Im Donbass dürfte eine Mehrheit der Bürger Kiew den Rücken kehren wollen. Da im Gebiet Donezk nur etwa 30 Prozent der Bevölkerung im ukrainisch kontrollierten Teil leben, ist eine absolute Mehrheit der Stimmen auf Bezirksebene bereits durch das frühere Votum gesichert. Komplizierter ist die Lage im Gebiet Saporoschje, da sich auf beiden Seiten der Konfliktlinie ein etwa gleich großer Bevölkerungsteil befindet. Angesichts der russischen Bombardements in den letzten Wochen erscheint es durchaus möglich, dass sich die nördliche Hälfte mit der Oblast-Hauptstadt für einen Verbleib in der Ukraine ausspricht. Dies sollte Moskau ebenso respektieren wie Kiew die Angliederung des südlichen Teils an Russland.

Einige der in der Artikelserie genannten "guten Ratschläge" sind inzwischen überholt. Wie die Westeuropäer vor ungelösten wirtschaftlichen Herausforderungen stehen, weil sie ihre Lage überschätzt haben, muss die russische Führung früher begangene Fehler gegenwärtig ausbaden. Ein zeitiges Streben nach Unabhängigkeit von westlichen Technologien, mehr Realismus im Umgang mit westlichen Politikern, eine offene Wertedebatte im eigenen Land und besser durchdachte Militäraktionen hätten die Position Russlands verbessert und Opfer verhindert.

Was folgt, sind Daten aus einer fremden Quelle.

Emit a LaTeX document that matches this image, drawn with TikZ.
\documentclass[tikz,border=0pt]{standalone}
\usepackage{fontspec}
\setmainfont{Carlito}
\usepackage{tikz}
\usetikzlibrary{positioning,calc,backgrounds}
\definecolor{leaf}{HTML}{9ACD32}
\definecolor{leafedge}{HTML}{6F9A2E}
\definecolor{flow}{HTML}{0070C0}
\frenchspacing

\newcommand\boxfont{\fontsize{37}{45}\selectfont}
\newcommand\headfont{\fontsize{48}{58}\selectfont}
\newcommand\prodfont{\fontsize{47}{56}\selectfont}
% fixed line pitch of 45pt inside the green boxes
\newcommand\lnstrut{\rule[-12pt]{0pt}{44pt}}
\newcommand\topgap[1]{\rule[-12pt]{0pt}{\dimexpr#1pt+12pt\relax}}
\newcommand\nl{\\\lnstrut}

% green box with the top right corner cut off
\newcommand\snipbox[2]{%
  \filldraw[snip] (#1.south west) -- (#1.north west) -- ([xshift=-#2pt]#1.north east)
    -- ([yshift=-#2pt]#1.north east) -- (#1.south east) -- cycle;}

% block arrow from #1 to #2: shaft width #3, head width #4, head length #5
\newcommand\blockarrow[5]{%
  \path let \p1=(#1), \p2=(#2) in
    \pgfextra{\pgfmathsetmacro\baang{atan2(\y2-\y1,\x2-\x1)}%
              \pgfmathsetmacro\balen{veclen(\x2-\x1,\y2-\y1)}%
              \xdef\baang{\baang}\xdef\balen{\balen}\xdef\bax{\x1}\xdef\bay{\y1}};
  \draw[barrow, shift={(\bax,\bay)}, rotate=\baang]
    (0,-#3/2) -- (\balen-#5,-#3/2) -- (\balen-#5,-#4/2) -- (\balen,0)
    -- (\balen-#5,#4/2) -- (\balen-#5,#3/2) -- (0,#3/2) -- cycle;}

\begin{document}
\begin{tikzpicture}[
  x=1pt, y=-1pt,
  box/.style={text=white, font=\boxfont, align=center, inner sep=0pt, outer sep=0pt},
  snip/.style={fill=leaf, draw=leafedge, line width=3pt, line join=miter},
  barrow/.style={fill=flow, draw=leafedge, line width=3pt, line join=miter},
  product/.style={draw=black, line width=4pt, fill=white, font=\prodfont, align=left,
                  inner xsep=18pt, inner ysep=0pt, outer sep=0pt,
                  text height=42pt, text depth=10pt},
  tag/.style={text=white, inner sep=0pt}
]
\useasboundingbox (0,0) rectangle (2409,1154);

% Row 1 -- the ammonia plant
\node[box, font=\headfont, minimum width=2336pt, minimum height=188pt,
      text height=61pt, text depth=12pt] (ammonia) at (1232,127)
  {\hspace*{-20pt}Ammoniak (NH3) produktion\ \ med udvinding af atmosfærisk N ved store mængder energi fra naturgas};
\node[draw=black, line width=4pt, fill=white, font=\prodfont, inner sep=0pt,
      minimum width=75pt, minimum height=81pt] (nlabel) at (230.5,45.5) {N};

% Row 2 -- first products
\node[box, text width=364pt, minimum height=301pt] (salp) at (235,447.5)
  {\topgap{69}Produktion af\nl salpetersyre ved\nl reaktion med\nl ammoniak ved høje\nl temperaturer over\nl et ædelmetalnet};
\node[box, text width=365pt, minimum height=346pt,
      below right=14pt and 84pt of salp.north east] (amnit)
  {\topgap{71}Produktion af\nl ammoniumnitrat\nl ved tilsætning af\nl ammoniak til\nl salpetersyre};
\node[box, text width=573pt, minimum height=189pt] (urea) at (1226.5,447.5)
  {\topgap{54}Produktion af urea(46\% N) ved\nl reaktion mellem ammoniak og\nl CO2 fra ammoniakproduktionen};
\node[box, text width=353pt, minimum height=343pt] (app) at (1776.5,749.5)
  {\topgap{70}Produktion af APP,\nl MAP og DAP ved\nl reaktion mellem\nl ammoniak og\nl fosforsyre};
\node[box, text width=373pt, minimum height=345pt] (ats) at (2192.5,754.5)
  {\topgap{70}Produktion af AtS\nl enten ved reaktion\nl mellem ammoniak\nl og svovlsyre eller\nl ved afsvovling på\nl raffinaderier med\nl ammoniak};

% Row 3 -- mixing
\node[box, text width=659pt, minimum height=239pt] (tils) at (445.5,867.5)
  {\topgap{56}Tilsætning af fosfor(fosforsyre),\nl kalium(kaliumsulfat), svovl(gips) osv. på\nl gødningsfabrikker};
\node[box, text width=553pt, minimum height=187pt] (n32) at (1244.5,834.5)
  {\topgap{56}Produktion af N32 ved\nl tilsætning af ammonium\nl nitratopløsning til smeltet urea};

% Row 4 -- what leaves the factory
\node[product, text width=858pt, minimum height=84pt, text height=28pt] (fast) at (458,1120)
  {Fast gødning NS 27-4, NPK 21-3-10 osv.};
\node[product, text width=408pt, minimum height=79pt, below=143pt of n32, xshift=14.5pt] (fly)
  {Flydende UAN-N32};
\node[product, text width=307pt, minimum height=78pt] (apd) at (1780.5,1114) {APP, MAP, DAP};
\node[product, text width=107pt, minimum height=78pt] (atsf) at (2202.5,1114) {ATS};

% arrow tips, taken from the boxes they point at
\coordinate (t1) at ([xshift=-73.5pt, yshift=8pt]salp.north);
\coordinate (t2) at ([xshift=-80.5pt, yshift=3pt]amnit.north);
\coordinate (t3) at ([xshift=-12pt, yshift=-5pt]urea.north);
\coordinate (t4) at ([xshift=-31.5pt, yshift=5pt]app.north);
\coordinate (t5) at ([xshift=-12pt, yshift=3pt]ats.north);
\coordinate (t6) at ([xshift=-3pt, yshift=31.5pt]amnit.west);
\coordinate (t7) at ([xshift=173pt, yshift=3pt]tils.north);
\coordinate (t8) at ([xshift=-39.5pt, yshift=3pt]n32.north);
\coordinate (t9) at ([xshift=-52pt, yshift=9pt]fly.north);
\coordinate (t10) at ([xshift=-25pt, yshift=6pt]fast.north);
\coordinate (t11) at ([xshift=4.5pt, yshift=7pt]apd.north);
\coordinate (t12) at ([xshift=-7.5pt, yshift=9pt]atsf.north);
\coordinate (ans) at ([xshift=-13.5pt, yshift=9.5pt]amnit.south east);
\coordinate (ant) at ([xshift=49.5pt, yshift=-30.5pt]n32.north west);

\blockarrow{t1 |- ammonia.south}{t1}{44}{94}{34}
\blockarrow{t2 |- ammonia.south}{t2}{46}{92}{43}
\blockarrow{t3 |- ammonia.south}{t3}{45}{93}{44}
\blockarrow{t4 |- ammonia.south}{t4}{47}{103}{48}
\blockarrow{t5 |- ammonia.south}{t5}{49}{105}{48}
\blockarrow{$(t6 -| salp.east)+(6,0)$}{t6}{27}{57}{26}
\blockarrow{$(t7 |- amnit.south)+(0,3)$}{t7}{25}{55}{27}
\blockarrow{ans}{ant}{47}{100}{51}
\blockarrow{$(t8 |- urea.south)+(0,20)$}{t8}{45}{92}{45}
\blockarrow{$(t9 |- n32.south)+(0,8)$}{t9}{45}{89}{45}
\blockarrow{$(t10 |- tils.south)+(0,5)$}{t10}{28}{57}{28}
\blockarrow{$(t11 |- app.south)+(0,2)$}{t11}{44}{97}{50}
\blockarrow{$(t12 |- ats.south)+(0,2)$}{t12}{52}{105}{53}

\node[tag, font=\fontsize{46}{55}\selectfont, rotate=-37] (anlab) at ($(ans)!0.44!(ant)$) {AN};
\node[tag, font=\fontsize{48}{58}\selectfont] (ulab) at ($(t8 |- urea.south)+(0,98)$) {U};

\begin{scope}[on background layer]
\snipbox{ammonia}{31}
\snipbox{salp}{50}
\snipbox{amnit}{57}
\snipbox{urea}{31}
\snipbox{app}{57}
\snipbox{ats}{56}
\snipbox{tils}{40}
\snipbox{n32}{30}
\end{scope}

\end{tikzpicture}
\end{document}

Gleichwohl herrschte zuweilen Verwirrung über die russischen Ziele. Anstelle schwammige Begriffe wie "Entmilitarisierung" und "Entnazifizierung" zu verwenden, hätten die Forderungen klar benannt werden sollen. Zum einen geht es um die "Unteilbarkeit der Sicherheit", die zwar im Pariser Abkommen 1990 vereinbart wurde, aber Russland bislang nicht zugestanden wurde. Zum anderen sollte den prorussischen Oblasten das Recht eingeräumt werden, sich mittels Referenden vom ukrainischen Staatsverband abzuspalten. Nach acht Jahren Bürgerkrieg und der Unterdrückung der russischen Sprache und Kultur dürfte das Vertrauen in die Kiewer Führung irreparabel zerstört sein.